To do => Produce nothing but an exact copy of the lines from the one containing "Recreate this image" through the one containing "import seaborn as sns", and do not carry over pictures.

(Items listed in a dataset)
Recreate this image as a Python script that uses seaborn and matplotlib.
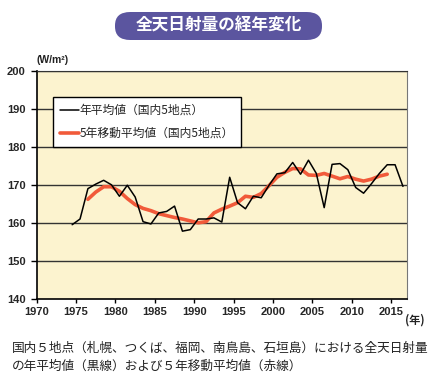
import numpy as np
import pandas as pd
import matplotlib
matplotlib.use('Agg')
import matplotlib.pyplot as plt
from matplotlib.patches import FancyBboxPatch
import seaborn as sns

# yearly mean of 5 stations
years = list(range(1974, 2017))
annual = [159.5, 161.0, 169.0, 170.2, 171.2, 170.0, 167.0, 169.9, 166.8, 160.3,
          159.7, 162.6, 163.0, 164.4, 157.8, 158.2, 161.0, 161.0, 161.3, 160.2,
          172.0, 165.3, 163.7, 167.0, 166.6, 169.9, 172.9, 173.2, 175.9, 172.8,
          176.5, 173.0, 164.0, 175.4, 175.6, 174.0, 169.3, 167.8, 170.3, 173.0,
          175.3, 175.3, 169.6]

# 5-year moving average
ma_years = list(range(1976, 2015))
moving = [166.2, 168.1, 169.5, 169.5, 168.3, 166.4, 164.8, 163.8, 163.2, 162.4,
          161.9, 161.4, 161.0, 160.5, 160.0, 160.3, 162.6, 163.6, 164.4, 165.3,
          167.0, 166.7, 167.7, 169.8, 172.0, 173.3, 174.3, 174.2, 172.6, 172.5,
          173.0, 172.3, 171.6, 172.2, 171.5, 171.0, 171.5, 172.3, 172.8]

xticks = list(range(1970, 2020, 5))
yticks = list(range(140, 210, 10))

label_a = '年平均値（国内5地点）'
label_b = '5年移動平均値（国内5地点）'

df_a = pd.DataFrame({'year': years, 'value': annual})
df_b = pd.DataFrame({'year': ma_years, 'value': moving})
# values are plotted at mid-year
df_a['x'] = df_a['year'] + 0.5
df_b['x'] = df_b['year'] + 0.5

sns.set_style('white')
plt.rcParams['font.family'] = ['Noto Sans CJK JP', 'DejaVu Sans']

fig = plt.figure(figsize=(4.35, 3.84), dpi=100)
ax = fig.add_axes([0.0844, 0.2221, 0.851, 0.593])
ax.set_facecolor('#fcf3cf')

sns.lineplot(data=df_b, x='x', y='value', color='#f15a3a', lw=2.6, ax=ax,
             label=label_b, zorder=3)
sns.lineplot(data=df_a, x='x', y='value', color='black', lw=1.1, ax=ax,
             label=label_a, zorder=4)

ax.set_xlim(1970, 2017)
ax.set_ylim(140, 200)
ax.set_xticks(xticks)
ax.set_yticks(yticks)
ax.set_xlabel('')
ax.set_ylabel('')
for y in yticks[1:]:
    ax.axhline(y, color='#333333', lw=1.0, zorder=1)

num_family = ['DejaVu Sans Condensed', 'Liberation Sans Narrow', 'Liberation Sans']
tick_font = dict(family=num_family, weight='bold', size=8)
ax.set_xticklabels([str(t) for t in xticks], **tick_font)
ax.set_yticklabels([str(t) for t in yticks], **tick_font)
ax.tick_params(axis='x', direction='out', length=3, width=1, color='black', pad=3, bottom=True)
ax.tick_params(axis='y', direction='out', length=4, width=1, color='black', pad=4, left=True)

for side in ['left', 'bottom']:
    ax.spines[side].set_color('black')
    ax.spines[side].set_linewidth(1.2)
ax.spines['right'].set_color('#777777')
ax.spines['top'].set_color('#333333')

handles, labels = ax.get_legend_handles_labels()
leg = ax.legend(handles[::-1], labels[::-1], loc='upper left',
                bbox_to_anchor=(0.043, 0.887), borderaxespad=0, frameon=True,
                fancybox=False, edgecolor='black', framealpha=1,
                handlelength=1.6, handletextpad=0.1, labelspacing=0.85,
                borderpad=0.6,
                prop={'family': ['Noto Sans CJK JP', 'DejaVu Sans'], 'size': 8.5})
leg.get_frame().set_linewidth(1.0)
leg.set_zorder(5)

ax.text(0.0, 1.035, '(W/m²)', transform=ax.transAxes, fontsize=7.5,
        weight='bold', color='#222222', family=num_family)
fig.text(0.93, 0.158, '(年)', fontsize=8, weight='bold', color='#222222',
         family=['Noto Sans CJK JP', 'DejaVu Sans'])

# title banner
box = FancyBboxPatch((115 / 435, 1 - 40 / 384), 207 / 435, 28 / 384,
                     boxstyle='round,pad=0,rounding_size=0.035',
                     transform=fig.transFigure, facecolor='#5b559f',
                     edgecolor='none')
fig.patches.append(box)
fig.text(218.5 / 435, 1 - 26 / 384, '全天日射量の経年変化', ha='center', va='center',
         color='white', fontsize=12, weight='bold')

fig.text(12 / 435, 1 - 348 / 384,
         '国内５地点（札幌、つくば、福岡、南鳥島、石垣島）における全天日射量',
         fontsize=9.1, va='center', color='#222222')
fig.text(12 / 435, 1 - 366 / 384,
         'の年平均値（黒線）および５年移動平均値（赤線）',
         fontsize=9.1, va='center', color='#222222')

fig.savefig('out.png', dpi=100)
---
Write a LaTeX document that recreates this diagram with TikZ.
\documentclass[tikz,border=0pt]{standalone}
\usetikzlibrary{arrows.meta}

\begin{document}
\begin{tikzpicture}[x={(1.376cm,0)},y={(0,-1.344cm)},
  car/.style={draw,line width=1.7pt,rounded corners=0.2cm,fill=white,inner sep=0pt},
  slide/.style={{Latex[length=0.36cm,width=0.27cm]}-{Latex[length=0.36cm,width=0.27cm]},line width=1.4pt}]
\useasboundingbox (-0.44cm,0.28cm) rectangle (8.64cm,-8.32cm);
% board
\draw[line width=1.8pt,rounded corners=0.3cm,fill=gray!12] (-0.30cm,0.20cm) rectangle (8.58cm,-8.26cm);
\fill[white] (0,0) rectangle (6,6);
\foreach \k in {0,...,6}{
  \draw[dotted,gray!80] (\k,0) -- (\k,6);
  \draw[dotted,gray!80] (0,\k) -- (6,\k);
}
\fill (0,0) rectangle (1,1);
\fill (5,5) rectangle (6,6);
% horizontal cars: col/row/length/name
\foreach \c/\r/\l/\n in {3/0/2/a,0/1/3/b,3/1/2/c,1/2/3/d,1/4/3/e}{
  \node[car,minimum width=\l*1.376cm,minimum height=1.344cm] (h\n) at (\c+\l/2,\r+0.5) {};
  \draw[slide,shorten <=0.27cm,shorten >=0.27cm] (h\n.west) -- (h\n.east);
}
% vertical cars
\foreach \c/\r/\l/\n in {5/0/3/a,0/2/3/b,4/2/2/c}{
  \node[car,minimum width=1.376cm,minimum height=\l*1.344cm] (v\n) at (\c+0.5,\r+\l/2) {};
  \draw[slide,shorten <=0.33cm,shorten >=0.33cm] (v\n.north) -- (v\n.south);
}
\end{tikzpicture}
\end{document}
...
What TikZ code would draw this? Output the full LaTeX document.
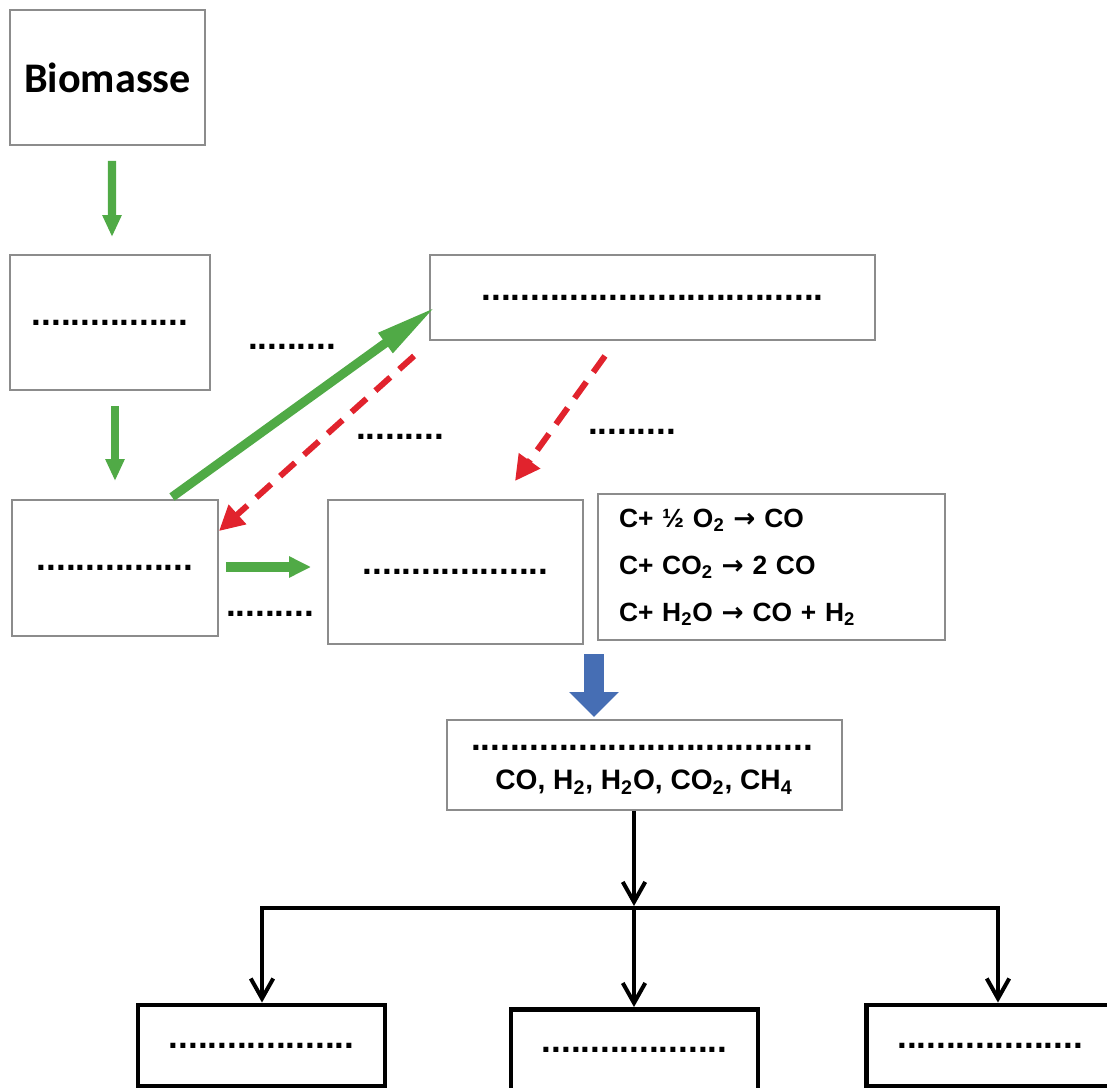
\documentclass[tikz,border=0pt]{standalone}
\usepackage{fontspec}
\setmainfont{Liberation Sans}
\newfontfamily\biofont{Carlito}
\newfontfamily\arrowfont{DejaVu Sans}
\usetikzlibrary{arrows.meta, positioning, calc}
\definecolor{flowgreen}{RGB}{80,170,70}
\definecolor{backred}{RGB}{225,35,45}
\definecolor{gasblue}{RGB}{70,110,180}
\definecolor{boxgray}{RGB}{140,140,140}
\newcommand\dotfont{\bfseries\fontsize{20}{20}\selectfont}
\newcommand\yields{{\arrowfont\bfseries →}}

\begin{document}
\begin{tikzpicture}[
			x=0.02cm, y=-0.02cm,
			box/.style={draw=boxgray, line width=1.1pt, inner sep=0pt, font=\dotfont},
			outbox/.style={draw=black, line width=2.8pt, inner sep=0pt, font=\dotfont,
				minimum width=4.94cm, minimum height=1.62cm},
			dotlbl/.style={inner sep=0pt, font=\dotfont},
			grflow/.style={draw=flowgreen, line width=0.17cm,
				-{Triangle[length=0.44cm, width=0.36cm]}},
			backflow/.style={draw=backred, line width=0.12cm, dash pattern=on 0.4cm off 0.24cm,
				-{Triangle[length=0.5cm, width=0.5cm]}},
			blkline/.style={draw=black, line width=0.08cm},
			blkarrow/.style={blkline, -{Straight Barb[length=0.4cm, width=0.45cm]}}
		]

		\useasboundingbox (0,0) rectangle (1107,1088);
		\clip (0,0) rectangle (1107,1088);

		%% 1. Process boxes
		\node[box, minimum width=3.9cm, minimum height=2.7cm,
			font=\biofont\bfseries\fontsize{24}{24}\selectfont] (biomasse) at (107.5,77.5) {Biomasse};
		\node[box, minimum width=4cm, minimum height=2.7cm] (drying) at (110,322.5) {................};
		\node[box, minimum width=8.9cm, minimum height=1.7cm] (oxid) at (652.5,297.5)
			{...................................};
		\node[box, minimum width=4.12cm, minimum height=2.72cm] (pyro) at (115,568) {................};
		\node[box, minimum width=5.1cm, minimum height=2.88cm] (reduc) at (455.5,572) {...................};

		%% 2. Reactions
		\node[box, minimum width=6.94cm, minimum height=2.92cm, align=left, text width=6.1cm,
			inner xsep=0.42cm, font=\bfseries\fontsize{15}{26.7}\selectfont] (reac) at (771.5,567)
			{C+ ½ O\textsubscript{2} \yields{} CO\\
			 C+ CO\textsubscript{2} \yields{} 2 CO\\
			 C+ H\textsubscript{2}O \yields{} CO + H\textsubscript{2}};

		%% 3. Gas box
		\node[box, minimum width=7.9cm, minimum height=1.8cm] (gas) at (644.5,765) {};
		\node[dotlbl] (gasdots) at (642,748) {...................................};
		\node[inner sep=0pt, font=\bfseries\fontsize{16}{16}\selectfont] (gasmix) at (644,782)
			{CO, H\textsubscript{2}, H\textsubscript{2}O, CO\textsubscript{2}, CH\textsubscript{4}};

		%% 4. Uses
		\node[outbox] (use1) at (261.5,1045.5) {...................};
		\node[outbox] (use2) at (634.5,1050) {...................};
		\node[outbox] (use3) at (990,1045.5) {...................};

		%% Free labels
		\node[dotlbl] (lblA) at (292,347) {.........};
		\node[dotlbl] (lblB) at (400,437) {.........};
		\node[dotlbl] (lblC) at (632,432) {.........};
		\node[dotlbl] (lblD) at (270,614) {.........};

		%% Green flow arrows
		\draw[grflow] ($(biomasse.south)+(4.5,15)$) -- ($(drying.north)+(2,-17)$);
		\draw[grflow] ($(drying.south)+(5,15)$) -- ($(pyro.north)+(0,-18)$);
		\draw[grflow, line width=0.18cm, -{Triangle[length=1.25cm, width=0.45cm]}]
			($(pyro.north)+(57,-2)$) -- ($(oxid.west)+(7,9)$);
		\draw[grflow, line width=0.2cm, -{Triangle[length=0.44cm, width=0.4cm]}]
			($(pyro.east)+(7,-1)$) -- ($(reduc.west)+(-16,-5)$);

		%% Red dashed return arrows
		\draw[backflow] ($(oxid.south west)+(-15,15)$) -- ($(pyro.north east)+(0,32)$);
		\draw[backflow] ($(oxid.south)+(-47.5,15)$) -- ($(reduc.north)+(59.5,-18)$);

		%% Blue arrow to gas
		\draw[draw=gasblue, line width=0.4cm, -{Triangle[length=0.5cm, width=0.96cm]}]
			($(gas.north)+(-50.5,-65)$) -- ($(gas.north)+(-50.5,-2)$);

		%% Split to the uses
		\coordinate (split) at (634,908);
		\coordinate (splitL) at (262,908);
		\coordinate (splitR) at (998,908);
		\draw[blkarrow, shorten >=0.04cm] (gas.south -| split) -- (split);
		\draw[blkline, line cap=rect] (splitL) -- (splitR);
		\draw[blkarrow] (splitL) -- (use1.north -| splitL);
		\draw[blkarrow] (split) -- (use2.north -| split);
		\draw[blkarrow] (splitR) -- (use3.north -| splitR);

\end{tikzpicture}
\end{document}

Final result =>
Recreate this image as a Python script that uses seaborn and matplotlib.
import numpy as np
import pandas as pd
import matplotlib
matplotlib.use('Agg')
import matplotlib.pyplot as plt
from matplotlib.patches import FancyBboxPatch
import seaborn as sns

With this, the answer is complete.